Section 41-3-609(l)(b) and (f), MCA.
¶26 We have previously upheld termination of parental rights where substantial evidence demonstrates a failure to meet the terms of the treatment plan. In In re K.S, although some friends testified against termination of parental rights, the bulk of evidence demonstrated a failure to meet the treatment plan. In re K.S.,
¶27 Mere compliance with the terms of a treatment plan does not always lead to successful completion. In re S.M.,
¶28 Here, Mother contends that she was complying with all of the terms of her latest court approved treatment plan. The last two treatment plans had four goals for Mother: (1) address her mental health issues; (2) establish a stable, consistent and safe environment; (3) address her children’s mental health needs; and (4) establish a healthy relationship with her children and effectively parent. The record indicates that over a long period of years, Mother was the recipient of services under various and sundry social programs. She would show improvement for a time but inevitably relapse into her previous ways of doing things as she became overwhelmed. To successfully complete the treatment plan, it was vital that Mother demonstrate she would no longer become overwhelmed with the stresses of her life. This Mother did not do. Although she was addressing her underlying chemical dependency issues, she was not in compliance with her treatment plan because she denied the Department access to her mental health care providers. Just as in A.L.R., Mother missed meetings and was likely to return to the lifestyle which gave rise to the proceedings. Most importantly, Mother did not demonstrate sufficient mental stability to be able to parent her high needs children.

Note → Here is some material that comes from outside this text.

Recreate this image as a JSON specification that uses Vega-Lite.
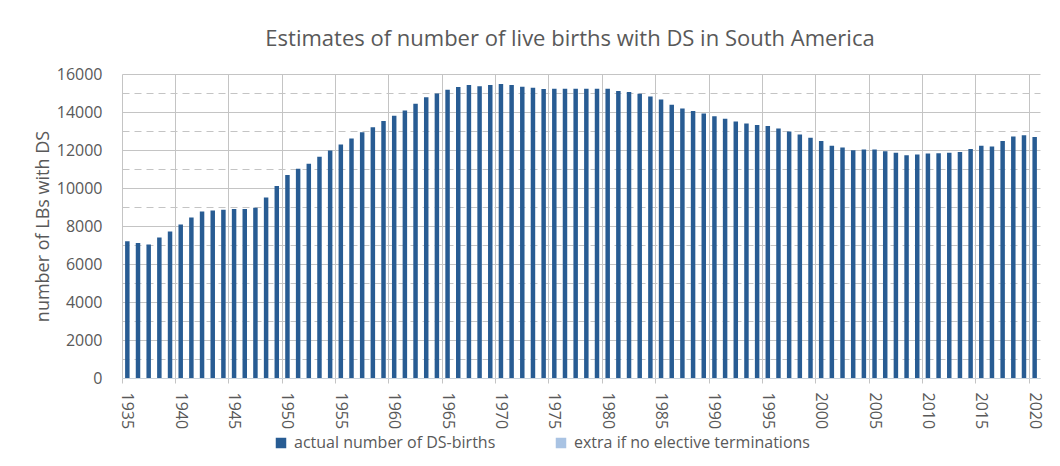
{
  "$schema": "https://vega.github.io/schema/vega-lite/v6.json",
  "width": 918,
  "height": 304,
  "autosize": {"type": "none"},
  "padding": {"left": 122, "top": 74, "right": 20, "bottom": 88},
  "background": "white",
  "title": {
    "text": "Estimates of number of live births with DS in South America",
    "font": "Open Sans",
    "fontSize": 22,
    "fontWeight": "normal",
    "color": "#595959",
    "baseline": "alphabetic",
    "offset": -2,
    "dx": -11
  },
  "data": {
    "values": [
      {"year": 1935, "births": 7200, "series": "actual number of DS-births"},
      {"year": 1936, "births": 7110, "series": "actual number of DS-births"},
      {"year": 1937, "births": 7020, "series": "actual number of DS-births"},
      {"year": 1938, "births": 7390, "series": "actual number of DS-births"},
      {"year": 1939, "births": 7710, "series": "actual number of DS-births"},
      {"year": 1940, "births": 8080, "series": "actual number of DS-births"},
      {"year": 1941, "births": 8450, "series": "actual number of DS-births"},
      {"year": 1942, "births": 8760, "series": "actual number of DS-births"},
      {"year": 1943, "births": 8810, "series": "actual number of DS-births"},
      {"year": 1944, "births": 8850, "series": "actual number of DS-births"},
      {"year": 1945, "births": 8900, "series": "actual number of DS-births"},
      {"year": 1946, "births": 8900, "series": "actual number of DS-births"},
      {"year": 1947, "births": 8960, "series": "actual number of DS-births"},
      {"year": 1948, "births": 9500, "series": "actual number of DS-births"},
      {"year": 1949, "births": 10100, "series": "actual number of DS-births"},
      {"year": 1950, "births": 10680, "series": "actual number of DS-births"},
      {"year": 1951, "births": 11010, "series": "actual number of DS-births"},
      {"year": 1952, "births": 11270, "series": "actual number of DS-births"},
      {"year": 1953, "births": 11640, "series": "actual number of DS-births"},
      {"year": 1954, "births": 11980, "series": "actual number of DS-births"},
      {"year": 1955, "births": 12290, "series": "actual number of DS-births"},
      {"year": 1956, "births": 12610, "series": "actual number of DS-births"},
      {"year": 1957, "births": 12940, "series": "actual number of DS-births"},
      {"year": 1958, "births": 13200, "series": "actual number of DS-births"},
      {"year": 1959, "births": 13520, "series": "actual number of DS-births"},
      {"year": 1960, "births": 13800, "series": "actual number of DS-births"},
      {"year": 1961, "births": 14080, "series": "actual number of DS-births"},
      {"year": 1962, "births": 14430, "series": "actual number of DS-births"},
      {"year": 1963, "births": 14770, "series": "actual number of DS-births"},
      {"year": 1964, "births": 14980, "series": "actual number of DS-births"},
      {"year": 1965, "births": 15170, "series": "actual number of DS-births"},
      {"year": 1966, "births": 15310, "series": "actual number of DS-births"},
      {"year": 1967, "births": 15420, "series": "actual number of DS-births"},
      {"year": 1968, "births": 15360, "series": "actual number of DS-births"},
      {"year": 1969, "births": 15420, "series": "actual number of DS-births"},
      {"year": 1970, "births": 15470, "series": "actual number of DS-births"},
      {"year": 1971, "births": 15420, "series": "actual number of DS-births"},
      {"year": 1972, "births": 15330, "series": "actual number of DS-births"},
      {"year": 1973, "births": 15280, "series": "actual number of DS-births"},
      {"year": 1974, "births": 15210, "series": "actual number of DS-births"},
      {"year": 1975, "births": 15220, "series": "actual number of DS-births"},
      {"year": 1976, "births": 15220, "series": "actual number of DS-births"},
      {"year": 1977, "births": 15220, "series": "actual number of DS-births"},
      {"year": 1978, "births": 15220, "series": "actual number of DS-births"},
      {"year": 1979, "births": 15220, "series": "actual number of DS-births"},
      {"year": 1980, "births": 15220, "series": "actual number of DS-births"},
      {"year": 1981, "births": 15100, "series": "actual number of DS-births"},
      {"year": 1982, "births": 15050, "series": "actual number of DS-births"},
      {"year": 1983, "births": 14960, "series": "actual number of DS-births"},
      {"year": 1984, "births": 14820, "series": "actual number of DS-births"},
      {"year": 1985, "births": 14660, "series": "actual number of DS-births"},
      {"year": 1986, "births": 14380, "series": "actual number of DS-births"},
      {"year": 1987, "births": 14190, "series": "actual number of DS-births"},
      {"year": 1988, "births": 14050, "series": "actual number of DS-births"},
      {"year": 1989, "births": 13920, "series": "actual number of DS-births"},
      {"year": 1990, "births": 13770, "series": "actual number of DS-births"},
      {"year": 1991, "births": 13640, "series": "actual number of DS-births"},
      {"year": 1992, "births": 13500, "series": "actual number of DS-births"},
      {"year": 1993, "births": 13400, "series": "actual number of DS-births"},
      {"year": 1994, "births": 13310, "series": "actual number of DS-births"},
      {"year": 1995, "births": 13260, "series": "actual number of DS-births"},
      {"year": 1996, "births": 13130, "series": "actual number of DS-births"},
      {"year": 1997, "births": 12980, "series": "actual number of DS-births"},
      {"year": 1998, "births": 12820, "series": "actual number of DS-births"},
      {"year": 1999, "births": 12640, "series": "actual number of DS-births"},
      {"year": 2000, "births": 12470, "series": "actual number of DS-births"},
      {"year": 2001, "births": 12220, "series": "actual number of DS-births"},
      {"year": 2002, "births": 12130, "series": "actual number of DS-births"},
      {"year": 2003, "births": 11990, "series": "actual number of DS-births"},
      {"year": 2004, "births": 12030, "series": "actual number of DS-births"},
      {"year": 2005, "births": 12030, "series": "actual number of DS-births"},
      {"year": 2006, "births": 11940, "series": "actual number of DS-births"},
      {"year": 2007, "births": 11850, "series": "actual number of DS-births"},
      {"year": 2008, "births": 11730, "series": "actual number of DS-births"},
      {"year": 2009, "births": 11760, "series": "actual number of DS-births"},
      {"year": 2010, "births": 11820, "series": "actual number of DS-births"},
      {"year": 2011, "births": 11830, "series": "actual number of DS-births"},
      {"year": 2012, "births": 11850, "series": "actual number of DS-births"},
      {"year": 2013, "births": 11900, "series": "actual number of DS-births"},
      {"year": 2014, "births": 12050, "series": "actual number of DS-births"},
      {"year": 2015, "births": 12220, "series": "actual number of DS-births"},
      {"year": 2016, "births": 12190, "series": "actual number of DS-births"},
      {"year": 2017, "births": 12470, "series": "actual number of DS-births"},
      {"year": 2018, "births": 12710, "series": "actual number of DS-births"},
      {"year": 2019, "births": 12770, "series": "actual number of DS-births"},
      {"year": 2020, "births": 12680, "series": "actual number of DS-births"}
    ]
  },
  "layer": [
    {
      "mark": {"type": "bar", "width": {"band": 0.42}},
      "encoding": {
        "x": {
          "field": "year",
          "type": "ordinal",
          "scale": {"paddingInner": 0, "paddingOuter": 0},
          "axis": {
            "title": null,
            "values": [1935, 1940, 1945, 1950, 1955, 1960, 1965, 1970, 1975, 1980, 1985, 1990, 1995, 2000, 2005, 2010, 2015, 2020],
            "bandPosition": 0,
            "labelAngle": 90,
            "labelAlign": "left",
            "labelBaseline": "middle",
            "labelFontSize": 16,
            "labelPadding": 9,
            "grid": true,
            "gridColor": "#c4c4c4",
            "gridWidth": 1,
            "ticks": true,
            "tickSize": 5,
            "tickColor": "#c4c4c4",
            "domain": true,
            "domainColor": "#c8d2dc",
            "domainWidth": 1
          }
        },
        "y": {
          "field": "births",
          "type": "quantitative",
          "scale": {"domain": [0, 16000], "nice": false},
          "axis": {
            "title": "number of LBs with DS",
            "titleFontSize": 18,
            "titleFontWeight": "normal",
            "titleX": -79,
            "titleY": 152,
            "titleAngle": 270,
            "titleAlign": "center",
            "titleBaseline": "middle",
            "values": [0, 2000, 4000, 6000, 8000, 10000, 12000, 14000, 16000],
            "format": "d",
            "labelFontSize": 16,
            "labelPadding": 20,
            "ticks": false,
            "domain": false,
            "grid": true,
            "gridColor": "#c4c4c4",
            "gridWidth": 1
          }
        },
        "color": {
          "field": "series",
          "type": "nominal",
          "scale": {
            "domain": ["actual number of DS-births", "extra if no elective terminations"],
            "range": ["#285c93", "#a9c3e3"]
          },
          "legend": {
            "orient": "none",
            "legendX": 151,
            "legendY": 361,
            "direction": "horizontal",
            "title": null,
            "symbolType": "square",
            "symbolSize": 110,
            "symbolStrokeWidth": 0,
            "labelFontSize": 16,
            "labelOffset": 5,
            "labelLimit": 400,
            "columnPadding": 57,
            "padding": 0
          }
        }
      }
    },
    {
      "mark": {"type": "bar", "width": {"band": 0.42}, "opacity": 0},
      "encoding": {
        "x": {"field": "year", "type": "ordinal"},
        "y": {
          "field": "births",
          "type": "quantitative",
          "axis": {
            "orient": "left",
            "title": null,
            "values": [1000, 3000, 5000, 7000, 9000, 11000, 13000, 15000],
            "labels": false,
            "ticks": false,
            "domain": false,
            "grid": true,
            "gridColor": "#c4c4c4",
            "gridWidth": 1,
            "gridDash": [7, 5]
          }
        }
      }
    }
  ],
  "resolve": {"axis": {"y": "independent"}},
  "config": {
    "font": "Open Sans",
    "view": {"stroke": null},
    "axis": {"labelColor": "#595959", "titleColor": "#595959", "labelFont": "Open Sans", "titleFont": "Open Sans"},
    "legend": {"labelColor": "#595959", "labelFont": "Open Sans"}
  }
}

¶29 The record clearly indicates that although Mother attempted to comply with the treatment plan, she was not successful in doing so; it is also clear the conduct and conditions which made Mother unfit were unlikely to change within a reasonable time. The findings of fact of the District Court are not clearly erroneous.
¶30 Because of the foregoing, the judgment of the District Court is affirmed.